I recently discovered that "to become" in Persian is شدن, pronounced "shodan". So if Miyamoto's book is translated into Persian, will the title be "شدن شدن"?
My favorite Go book. It makes a promise and it keeps it. I have read it many times. First to approach shodan, then to reach it. Then to solidify the rank. Any 2 kyu reading this book will become a shodan. If you are weaker then wait. Read other books first.
Even after many years I think that it still delivers on what it is promising, even though some ideas inside it seem to have moved to the jyu level. A real eye-opener in most of its pages though, but be aware that it is not a book that will make you manage that breakthrough JUST by reading it. You will need to get out your stones and board and STUDY! Play out each and every diagram, feel the flow of the stones on the board, actually THINK each move as you place it on the board, even the ones the author considers trivial.
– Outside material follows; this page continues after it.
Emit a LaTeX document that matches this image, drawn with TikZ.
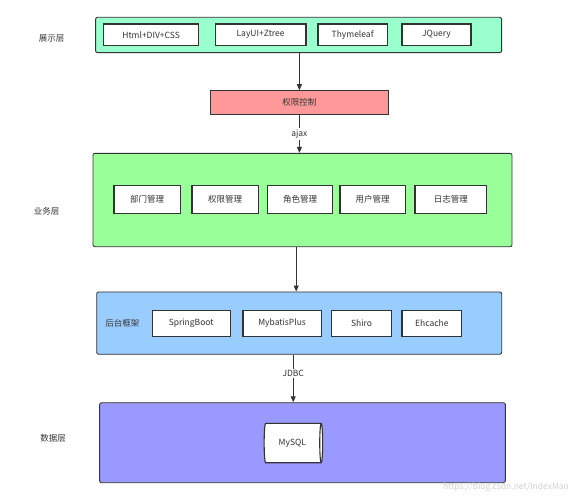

Solid ideas, great insight and a multitude of things to think about and improve.
The first study-through made me stronger than my 4-6kyu and now I am giving a run for their money to 1-2dan players in DGS. I have yet to win against them yet (mostly due to my horrible life and death problem skills - which is not the point of this book at all), but I have yet to resign in 50 moves, like I was forced to do before.
I plan on studying it many times more in the future. A masterpiece for teaching Go to us amateurs and a handbook that can actually get you to 1 dan eventually, by seriously studying it. What more can we ask .?.